== TASK REQUIREMENTS ==
Exactly reproduce the entries, dropping any pictures from your copy.
⟨
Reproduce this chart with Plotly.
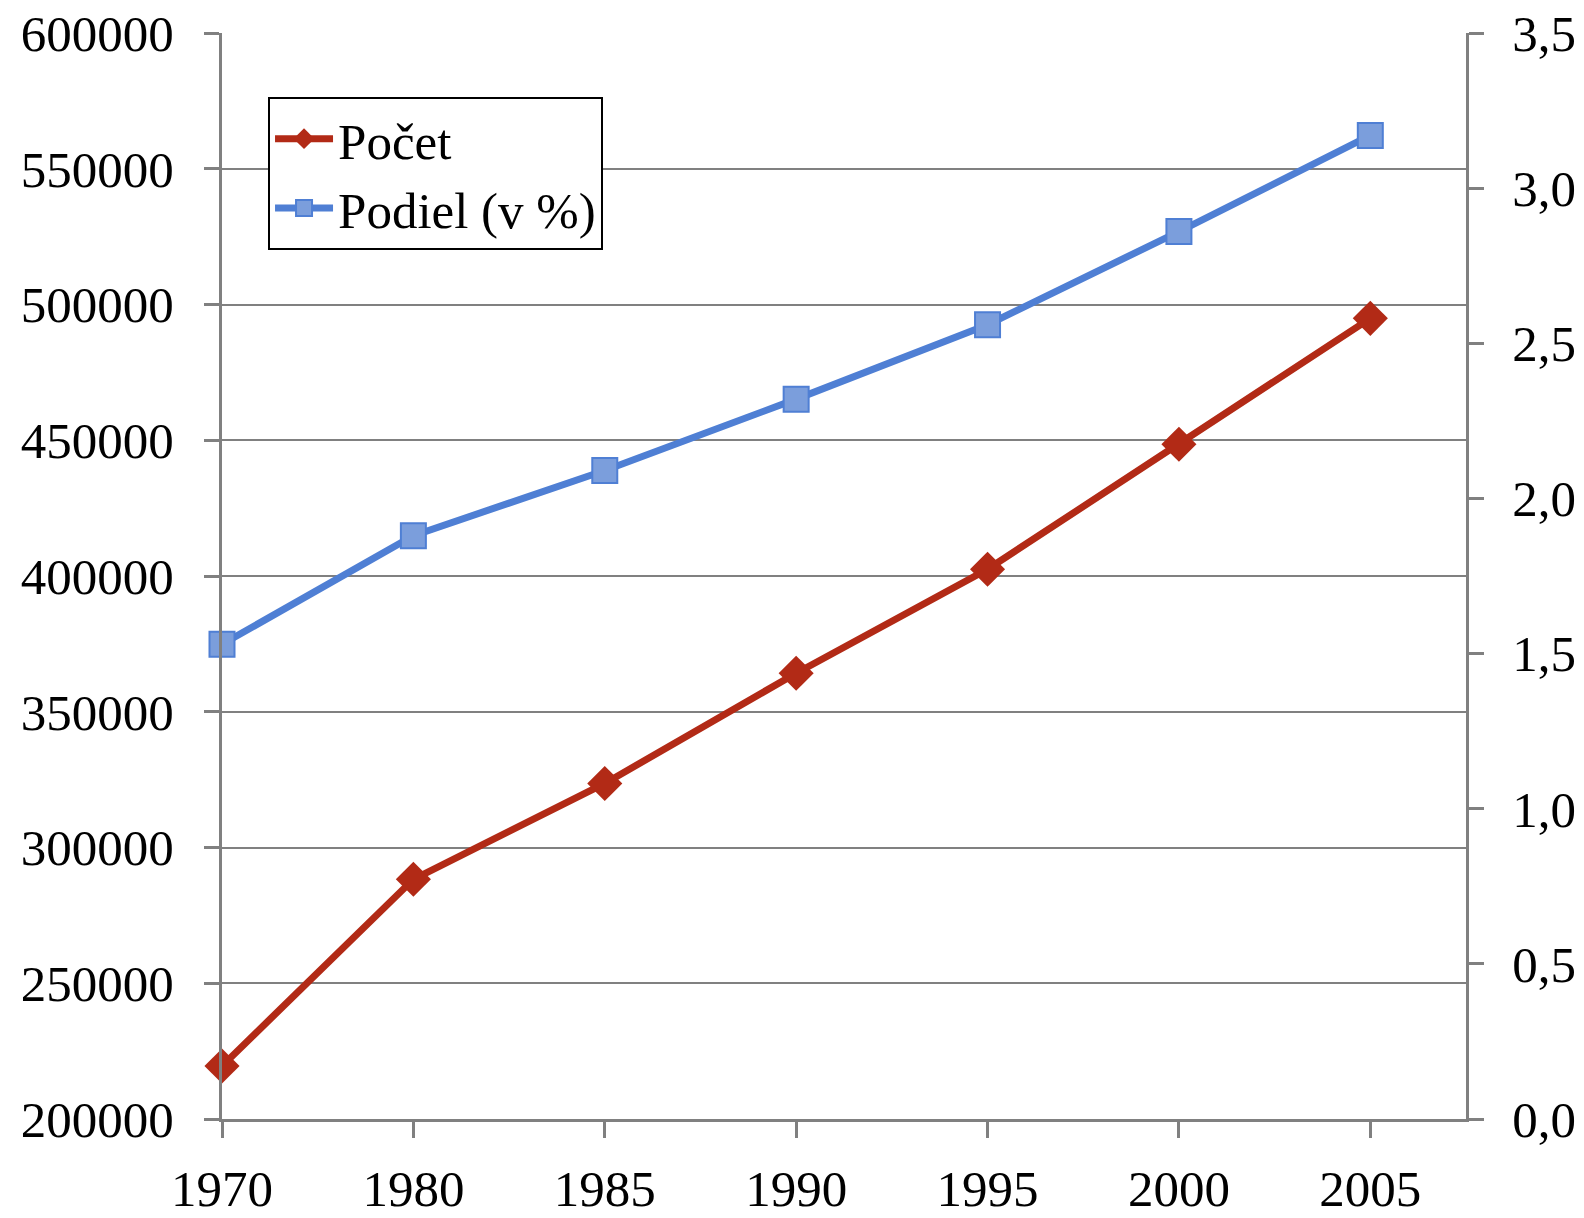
import plotly.graph_objects as go

years = ["1970", "1980", "1985", "1990", "1995", "2000", "2005"]
pocet = [219500, 288300, 323600, 364200, 402500, 448500, 494900]
podiel = [1.53, 1.88, 2.09, 2.32, 2.56, 2.86, 3.17]

red = "#B22A16"
blue = "#4F7FD4"
blue_fill = "#7B9EDC"
grey = "#808080"
font = dict(family="Liberation Serif", size=51, color="black")

fig = go.Figure()
fig.add_trace(
    go.Scatter(
        x=years,
        y=pocet,
        name="Počet",
        mode="lines+markers",
        line=dict(color=red, width=7),
        marker=dict(symbol="diamond", size=27, color=red),
        cliponaxis=False,
    )
)
fig.add_trace(
    go.Scatter(
        x=years,
        y=podiel,
        name="Podiel (v %)",
        yaxis="y2",
        mode="lines+markers",
        line=dict(color=blue, width=7),
        marker=dict(
            symbol="square", size=25, color=blue_fill, line=dict(color=blue, width=2)
        ),
        cliponaxis=False,
    )
)

fig.update_layout(
    width=1584,
    height=1218,
    margin=dict(l=222, r=118, t=33, b=99),
    plot_bgcolor="white",
    paper_bgcolor="white",
    font=font,
    separators=", ",
    showlegend=True,
    legend=dict(
        x=0.037,
        y=0.941,
        xanchor="left",
        yanchor="top",
        bgcolor="white",
        bordercolor="black",
        borderwidth=2,
        font=font,
        tracegroupgap=0,
        itemsizing="trace",
        itemwidth=58,
    ),
    xaxis=dict(
        type="category",
        range=[0, 6.5],
        automargin=False,
        ticklabeloverflow="allow",
        showline=True,
        linecolor=grey,
        linewidth=3,
        showgrid=False,
        ticks="outside",
        ticklen=16,
        tickwidth=3,
        tickcolor=grey,
        ticklabelstandoff=7,
    ),
    yaxis=dict(
        range=[200000, 600000],
        dtick=50000,
        tickformat="d",
        automargin=False,
        ticklabeloverflow="allow",
        showline=True,
        linecolor=grey,
        linewidth=3,
        showgrid=True,
        gridcolor=grey,
        gridwidth=2,
        zeroline=False,
        ticks="outside",
        ticklen=15,
        tickwidth=3,
        tickcolor=grey,
        ticklabelstandoff=20,
    ),
    yaxis2=dict(
        overlaying="y",
        side="right",
        range=[0, 3.5],
        dtick=0.5,
        tickformat=".1f",
        automargin=False,
        ticklabeloverflow="allow",
        showline=True,
        linecolor=grey,
        linewidth=3,
        showgrid=False,
        zeroline=False,
        ticks="outside",
        ticklen=15,
        tickwidth=3,
        tickcolor=grey,
        ticklabelstandoff=18,
    ),
)

# drop the default body margin so the figure fills the window exactly
fig.write_html(
    "out.html",
    config={"displayModeBar": False},
    post_script="document.body.style.margin = '0';",
)
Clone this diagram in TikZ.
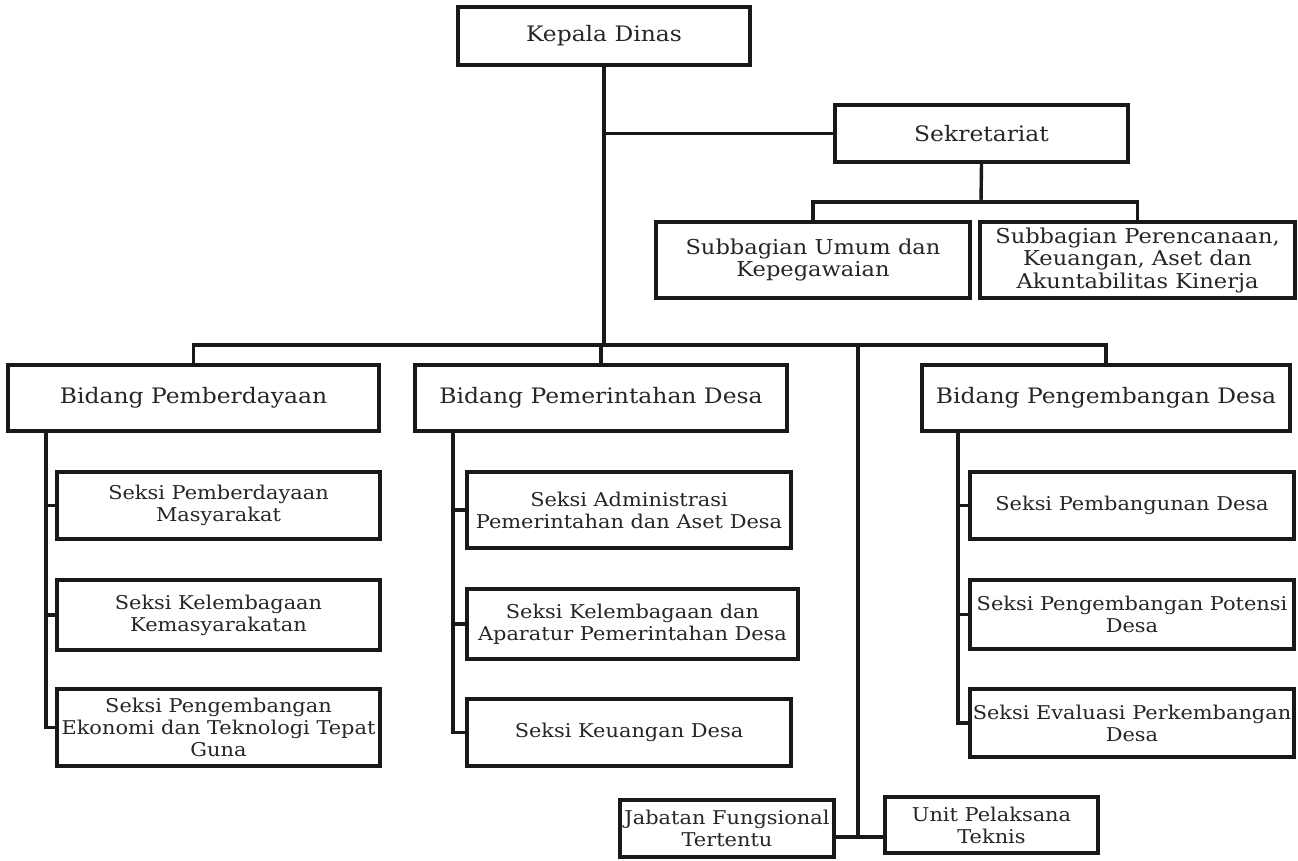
\documentclass[tikz,border=0pt]{standalone}
\usepackage{fontspec}
\setmainfont{DejaVu Serif}[FakeStretch=1.1]
\begin{document}
\begin{tikzpicture}[x=1pt,y=-1pt,
  box/.style={draw=black!90, line width=3.6pt, fill=white, inner sep=0pt, align=center, text=black!85},
  big/.style={box, font=\fontsize{21.3}{25}\selectfont},
  mid/.style={box, font=\fontsize{20.5}{22.5}\selectfont},
  small/.style={box, font=\fontsize{19}{22}\selectfont},
  conn/.style={draw=black!90, line width=3.4pt}]
\useasboundingbox (0,0) rectangle (1298,860);
\fill[white] (0,0) rectangle (1298,860);

% nodes
\node[big, minimum width=292pt, minimum height=58pt] (kd) at (604,36) {Kepala Dinas};
\node[big, minimum width=293pt, minimum height=57pt] (sek) at (981.5,133.5) {Sekretariat};
\node[mid, minimum width=314pt, minimum height=76pt] (sbu) at (813,260) {Subbagian Umum dan\\Kepegawaian};
\node[mid, minimum width=315pt, minimum height=76pt] (sbp) at (1137.5,260) {Subbagian Perencanaan,\\Keuangan, Aset dan\\Akuntabilitas Kinerja};

\node[big, minimum width=371pt, minimum height=66pt] (bp1) at (193.5,398) {Bidang Pemberdayaan};
\node[big, minimum width=372pt, minimum height=66pt] (bp2) at (601,398) {Bidang Pemerintahan Desa};
\node[big, minimum width=368pt, minimum height=66pt] (bp3) at (1106,398) {Bidang Pengembangan Desa};

\node[small, minimum width=323pt, minimum height=67pt] (s11) at (218.5,505.5) {Seksi Pemberdayaan\\Masyarakat};
\node[small, minimum width=323pt, minimum height=70pt] (s12) at (218.5,615) {Seksi Kelembagaan\\Kemasyarakatan};
\node[small, minimum width=323pt, minimum height=77pt] (s13) at (218.5,727.5) {Seksi Pengembangan\\Ekonomi dan Teknologi Tepat\\Guna};

\node[small, minimum width=324pt, minimum height=76pt] (s21) at (629,510) {Seksi Administrasi\\Pemerintahan dan Aset Desa};
\node[small, minimum width=331pt, minimum height=70pt] (s22) at (632.5,624) {Seksi Kelembagaan dan\\Aparatur Pemerintahan Desa};
\node[small, minimum width=324pt, minimum height=67pt] (s23) at (629,732.5) {Seksi Keuangan Desa};

\node[small, minimum width=324pt, minimum height=67pt] (s31) at (1132,505.5) {Seksi Pembangunan Desa};
\node[small, minimum width=324pt, minimum height=69pt] (s32) at (1132,614.5) {Seksi Pengembangan Potensi\\Desa};
\node[small, minimum width=324pt, minimum height=68pt] (s33) at (1132,723) {Seksi Evaluasi Perkembangan\\Desa};

\node[small, minimum width=214pt, minimum height=57pt] (jf) at (727,828.5) {Jabatan Fungsional\\Tertentu};
\node[small, minimum width=213pt, minimum height=56pt] (upt) at (991.5,825) {Unit Pelaksana\\Teknis};

% coordinates
\coordinate (mb) at (604,345);
\coordinate (fn) at (858,345);
\coordinate (fnb) at (858,837);
\coordinate (sb) at (981,202);
\coordinate (c1) at (46,431);
\coordinate (c2) at (453,431);
\coordinate (c3) at (958,431);

% connectors
\path[conn] (kd.south) -- (mb);
\path[conn] (kd.south) |- (sek.west);
\path[conn] (bp1.north) |- (mb) -| (bp3.north);
\path[conn] (mb -| bp2.north) -- (bp2.north);
\path[conn] (fn) -- (fnb);
\path[conn] (fnb -| jf.east) -- (fnb -| upt.west);
\path[conn] (sek.south) -- (sb);
\path[conn] (sbu.north) |- (sb) -| (sbp.north);

\path[conn] (c1) |- (s13.west);
\path[conn] (c1 |- s11.west) -- (s11.west);
\path[conn] (c1 |- s12.west) -- (s12.west);

\path[conn] (c2) |- (s23.west);
\path[conn] (c2 |- s21.west) -- (s21.west);
\path[conn] (c2 |- s22.west) -- (s22.west);

\path[conn] (c3) |- (s33.west);
\path[conn] (c3 |- s31.west) -- (s31.west);
\path[conn] (c3 |- s32.west) -- (s32.west);
\end{tikzpicture}
\end{document}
⟩
== THE RESULT ==
Reproduce this chart with Plotly.
import plotly.graph_objects as go

years = ["1970", "1980", "1985", "1990", "1995", "2000", "2005"]
pocet = [219500, 288300, 323600, 364200, 402500, 448500, 494900]
podiel = [1.53, 1.88, 2.09, 2.32, 2.56, 2.86, 3.17]

red = "#B22A16"
blue = "#4F7FD4"
blue_fill = "#7B9EDC"
grey = "#808080"
font = dict(family="Liberation Serif", size=51, color="black")

fig = go.Figure()
fig.add_trace(
    go.Scatter(
        x=years,
        y=pocet,
        name="Počet",
        mode="lines+markers",
        line=dict(color=red, width=7),
        marker=dict(symbol="diamond", size=27, color=red),
        cliponaxis=False,
    )
)
fig.add_trace(
    go.Scatter(
        x=years,
        y=podiel,
        name="Podiel (v %)",
        yaxis="y2",
        mode="lines+markers",
        line=dict(color=blue, width=7),
        marker=dict(
            symbol="square", size=25, color=blue_fill, line=dict(color=blue, width=2)
        ),
        cliponaxis=False,
    )
)

fig.update_layout(
    width=1584,
    height=1218,
    margin=dict(l=222, r=118, t=33, b=99),
    plot_bgcolor="white",
    paper_bgcolor="white",
    font=font,
    separators=", ",
    showlegend=True,
    legend=dict(
        x=0.037,
        y=0.941,
        xanchor="left",
        yanchor="top",
        bgcolor="white",
        bordercolor="black",
        borderwidth=2,
        font=font,
        tracegroupgap=0,
        itemsizing="trace",
        itemwidth=58,
    ),
    xaxis=dict(
        type="category",
        range=[0, 6.5],
        automargin=False,
        ticklabeloverflow="allow",
        showline=True,
        linecolor=grey,
        linewidth=3,
        showgrid=False,
        ticks="outside",
        ticklen=16,
        tickwidth=3,
        tickcolor=grey,
        ticklabelstandoff=7,
    ),
    yaxis=dict(
        range=[200000, 600000],
        dtick=50000,
        tickformat="d",
        automargin=False,
        ticklabeloverflow="allow",
        showline=True,
        linecolor=grey,
        linewidth=3,
        showgrid=True,
        gridcolor=grey,
        gridwidth=2,
        zeroline=False,
        ticks="outside",
        ticklen=15,
        tickwidth=3,
        tickcolor=grey,
        ticklabelstandoff=20,
    ),
    yaxis2=dict(
        overlaying="y",
        side="right",
        range=[0, 3.5],
        dtick=0.5,
        tickformat=".1f",
        automargin=False,
        ticklabeloverflow="allow",
        showline=True,
        linecolor=grey,
        linewidth=3,
        showgrid=False,
        zeroline=False,
        ticks="outside",
        ticklen=15,
        tickwidth=3,
        tickcolor=grey,
        ticklabelstandoff=18,
    ),
)

# drop the default body margin so the figure fills the window exactly
fig.write_html(
    "out.html",
    config={"displayModeBar": False},
    post_script="document.body.style.margin = '0';",
)
Clone this diagram in TikZ.
\documentclass[tikz,border=0pt]{standalone}
\usepackage{fontspec}
\setmainfont{DejaVu Serif}[FakeStretch=1.1]
\begin{document}
\begin{tikzpicture}[x=1pt,y=-1pt,
  box/.style={draw=black!90, line width=3.6pt, fill=white, inner sep=0pt, align=center, text=black!85},
  big/.style={box, font=\fontsize{21.3}{25}\selectfont},
  mid/.style={box, font=\fontsize{20.5}{22.5}\selectfont},
  small/.style={box, font=\fontsize{19}{22}\selectfont},
  conn/.style={draw=black!90, line width=3.4pt}]
\useasboundingbox (0,0) rectangle (1298,860);
\fill[white] (0,0) rectangle (1298,860);

% nodes
\node[big, minimum width=292pt, minimum height=58pt] (kd) at (604,36) {Kepala Dinas};
\node[big, minimum width=293pt, minimum height=57pt] (sek) at (981.5,133.5) {Sekretariat};
\node[mid, minimum width=314pt, minimum height=76pt] (sbu) at (813,260) {Subbagian Umum dan\\Kepegawaian};
\node[mid, minimum width=315pt, minimum height=76pt] (sbp) at (1137.5,260) {Subbagian Perencanaan,\\Keuangan, Aset dan\\Akuntabilitas Kinerja};

\node[big, minimum width=371pt, minimum height=66pt] (bp1) at (193.5,398) {Bidang Pemberdayaan};
\node[big, minimum width=372pt, minimum height=66pt] (bp2) at (601,398) {Bidang Pemerintahan Desa};
\node[big, minimum width=368pt, minimum height=66pt] (bp3) at (1106,398) {Bidang Pengembangan Desa};

\node[small, minimum width=323pt, minimum height=67pt] (s11) at (218.5,505.5) {Seksi Pemberdayaan\\Masyarakat};
\node[small, minimum width=323pt, minimum height=70pt] (s12) at (218.5,615) {Seksi Kelembagaan\\Kemasyarakatan};
\node[small, minimum width=323pt, minimum height=77pt] (s13) at (218.5,727.5) {Seksi Pengembangan\\Ekonomi dan Teknologi Tepat\\Guna};

\node[small, minimum width=324pt, minimum height=76pt] (s21) at (629,510) {Seksi Administrasi\\Pemerintahan dan Aset Desa};
\node[small, minimum width=331pt, minimum height=70pt] (s22) at (632.5,624) {Seksi Kelembagaan dan\\Aparatur Pemerintahan Desa};
\node[small, minimum width=324pt, minimum height=67pt] (s23) at (629,732.5) {Seksi Keuangan Desa};

\node[small, minimum width=324pt, minimum height=67pt] (s31) at (1132,505.5) {Seksi Pembangunan Desa};
\node[small, minimum width=324pt, minimum height=69pt] (s32) at (1132,614.5) {Seksi Pengembangan Potensi\\Desa};
\node[small, minimum width=324pt, minimum height=68pt] (s33) at (1132,723) {Seksi Evaluasi Perkembangan\\Desa};

\node[small, minimum width=214pt, minimum height=57pt] (jf) at (727,828.5) {Jabatan Fungsional\\Tertentu};
\node[small, minimum width=213pt, minimum height=56pt] (upt) at (991.5,825) {Unit Pelaksana\\Teknis};

% coordinates
\coordinate (mb) at (604,345);
\coordinate (fn) at (858,345);
\coordinate (fnb) at (858,837);
\coordinate (sb) at (981,202);
\coordinate (c1) at (46,431);
\coordinate (c2) at (453,431);
\coordinate (c3) at (958,431);

% connectors
\path[conn] (kd.south) -- (mb);
\path[conn] (kd.south) |- (sek.west);
\path[conn] (bp1.north) |- (mb) -| (bp3.north);
\path[conn] (mb -| bp2.north) -- (bp2.north);
\path[conn] (fn) -- (fnb);
\path[conn] (fnb -| jf.east) -- (fnb -| upt.west);
\path[conn] (sek.south) -- (sb);
\path[conn] (sbu.north) |- (sb) -| (sbp.north);

\path[conn] (c1) |- (s13.west);
\path[conn] (c1 |- s11.west) -- (s11.west);
\path[conn] (c1 |- s12.west) -- (s12.west);

\path[conn] (c2) |- (s23.west);
\path[conn] (c2 |- s21.west) -- (s21.west);
\path[conn] (c2 |- s22.west) -- (s22.west);

\path[conn] (c3) |- (s33.west);
\path[conn] (c3 |- s31.west) -- (s31.west);
\path[conn] (c3 |- s32.west) -- (s32.west);
\end{tikzpicture}
\end{document}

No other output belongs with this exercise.